Is chocolate part of a food group? The natural tendency these days when faced with such a question is to turn to the Internet.
A group of scientists connected with the federal government is hoping that the searches lead to them.
“These days, you don’t necessarily have to ask an expert because you can probably find your answer by Googling,” said Pauline Barmby, a professor at the University of Western Ontario who specializes in galaxies and star clusters.
“But on the other hand, what you find by Googling may or may not be right.”
Barmby is one of 20 scientists who volunteer to answer questions submitted via the government’s online ask-a-scientist program.
Some work directly with the government, others on research projects which receive government funding.
There are experts available in everything from missile defence to volcanoes.
Whether chocolate is a food a group is one of 68 questions that have been submitted to the program since it began in 2009. Forty-nine have been answered so far and the remainder are on the way.
“Chocolate is yummy and makes such a nice treat occasionally,” wrote Richard Hughson, a professor in the faculty of applied health sciences at the University of Waterloo.
“But, because it’s high in fat and sugar, it isn’t part of any food group. …”
The program is part of the science.gc.ca website, a joint effort by 13 federal departments to connect more Canadians with science.
“We were noticing that people were just sending random emails and basically it became, well, we need to find a more formal way to open up the science community,” said Martin Aube, director general of the strategic science and technology branch of Natural Resources Canada, which oversees the program.
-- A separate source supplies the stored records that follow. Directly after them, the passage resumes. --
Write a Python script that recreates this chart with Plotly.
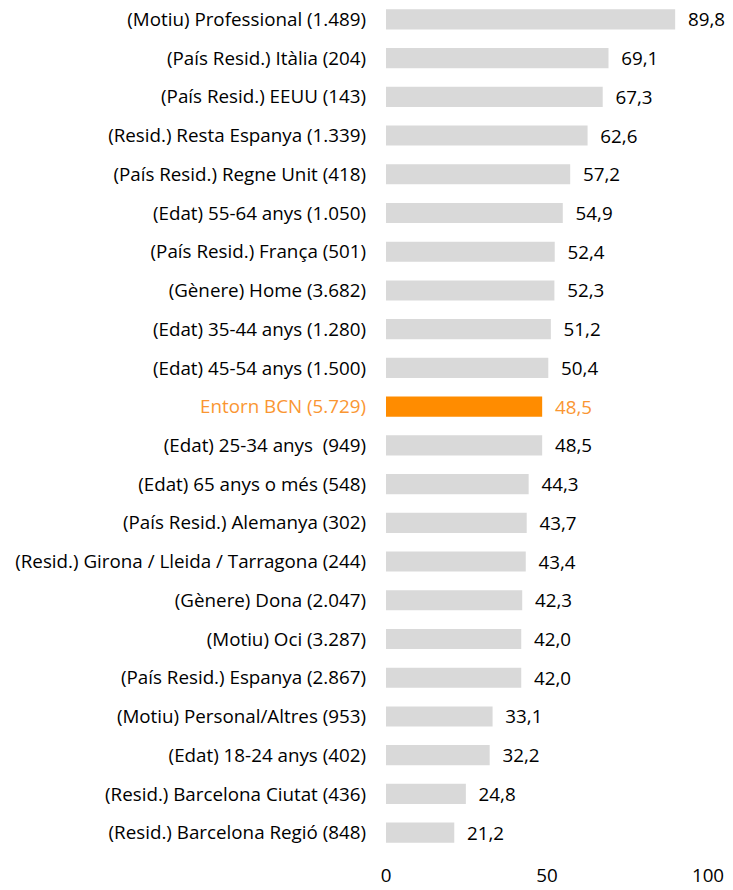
import plotly.graph_objects as go

# === DADES ===
categories = [
    "(Motiu) Professional (1.489)",
    "(País Resid.) Itàlia (204)",
    "(País Resid.) EEUU (143)",
    "(Resid.) Resta Espanya (1.339)",
    "(País Resid.) Regne Unit (418)",
    "(Edat) 55-64 anys (1.050)",
    "(País Resid.) França (501)",
    "(Gènere) Home (3.682)",
    "(Edat) 35-44 anys (1.280)",
    "(Edat) 45-54 anys (1.500)",
    "Entorn BCN (5.729)",
    "(Edat) 25-34 anys\u00a0 (949)",
    "(Edat) 65 anys o més (548)",
    "(País Resid.) Alemanya (302)",
    "(Resid.) Girona / Lleida / Tarragona (244)",
    "(Gènere) Dona (2.047)",
    "(Motiu) Oci (3.287)",
    "(País Resid.) Espanya (2.867)",
    "(Motiu) Personal/Altres (953)",
    "(Edat) 18-24 anys (402)",
    "(Resid.) Barcelona Ciutat (436)",
    "(Resid.) Barcelona Regió (848)",
]
values = [89.8, 69.1, 67.3, 62.6, 57.2, 54.9, 52.4, 52.3, 51.2, 50.4, 48.5,
          48.5, 44.3, 43.7, 43.4, 42.3, 42.0, 42.0, 33.1, 32.2, 24.8, 21.2]
highlight = "Entorn BCN (5.729)"
x_ticks = [0, 50, 100]

# === COLORS ===
gray = "#d9d9d9"
orange = "#ff8c00"
orange_txt = "#fa9632"
text_col = "#000000"
FONT = "Open Sans"
FS = 18.8

bar_colors = [orange if c == highlight else gray for c in categories]
val_colors = [orange_txt if c == highlight else text_col for c in categories]
val_text = ["\u00a0\u00a0" + f"{v:.1f}".replace(".", ",") for v in values]
tick_text = [f"<span style='color:{orange_txt}'>{c}</span>" if c == highlight else c
             for c in categories]

fig = go.Figure()
fig.add_trace(go.Bar(
    y=categories,
    x=values,
    orientation="h",
    marker=dict(color=bar_colors, line=dict(width=0)),
    text=val_text,
    textposition="outside",
    constraintext="none",
    textfont=dict(color=val_colors, size=FS, family=FONT),
    cliponaxis=False,
    hoverinfo="skip",
))

fig.update_layout(
    width=733,
    height=890,
    margin=dict(l=386, r=25, t=0, b=38, autoexpand=False),
    plot_bgcolor="white",
    paper_bgcolor="white",
    bargap=0.48,
    showlegend=False,
    font=dict(family=FONT, size=FS, color=text_col),
    xaxis=dict(
        range=[0, 100],
        tickvals=x_ticks,
        showgrid=False,
        zeroline=False,
        showline=False,
        ticks="",
        ticklabelstandoff=10,
        tickfont=dict(size=FS, color=text_col),
    ),
    yaxis=dict(
        autorange="reversed",
        tickvals=categories,
        ticktext=tick_text,
        showgrid=False,
        showline=False,
        ticks="",
        ticklabelstandoff=19,
        tickfont=dict(size=FS, color=text_col),
    ),
)

fig.write_html("out.html", config={"displayModeBar": False},
               post_script="document.body.style.margin='0px';")
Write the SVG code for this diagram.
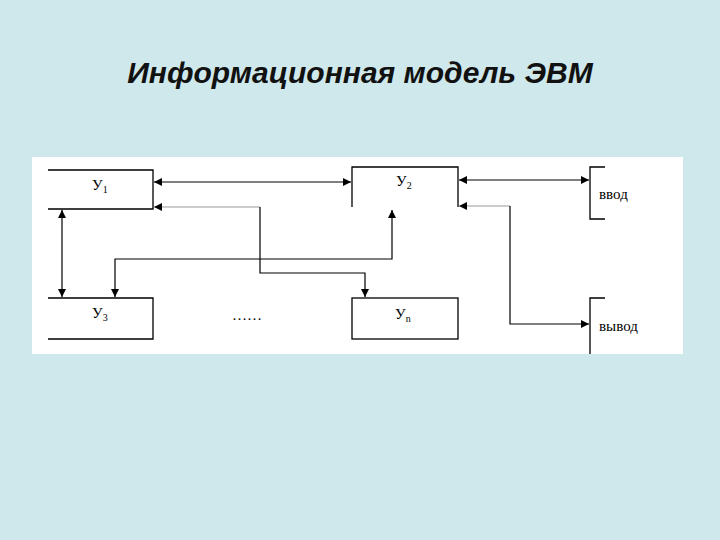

Universities and hospitals also have similar programs designed to link scientists with the general public.
The cause of promoting science to children even received its own celebrity spokesperson earlier this year. Black Eyed Peas frontman will.i.am is championing a program designed to encourage kids to get involved in robotics. He produced a star-studded televised special featuring an international robotics competition.
The government’s web portal was launched seven years ago and continues to grow slowly. It hosts video contests, games and activity books and acts as a general resource for all things science happening in government.
The most recent data made available says it received 2.5 million page views in 2009-2010. That same year, Statistics Canada recorded 116 million page views of its site.
But Aube says the fact departments continue to contribute to the program speaks to its success, though he acknowledged that the government is undergoing a massive spending review in order to shave billions in costs.
“We really don’t know what’s going to happen and we’ll find out in March when the budget is tabled,” he said of the program’s future.
Jaymie Matthews, an astronomy professor at the University of British Columbia, said he looks upon being part of the program as part of his job.
“My research is funded by government funding and so in some sense, Canadian taxpayers are my employers,” he said.
“Part of what they should be getting is to be able to sort of share in the excitement in the discoveries that we made with the resources they made possible.”
The Harper government has come under sustained criticism for attempting to bury the work of its scientists whose research results don’t jibe with the political message of the day.
But Matthews said that in his work as a public educator, he’s never been told what he can or can’t talk about.
“There aren’t too many people trying to muzzle astrophysicists.”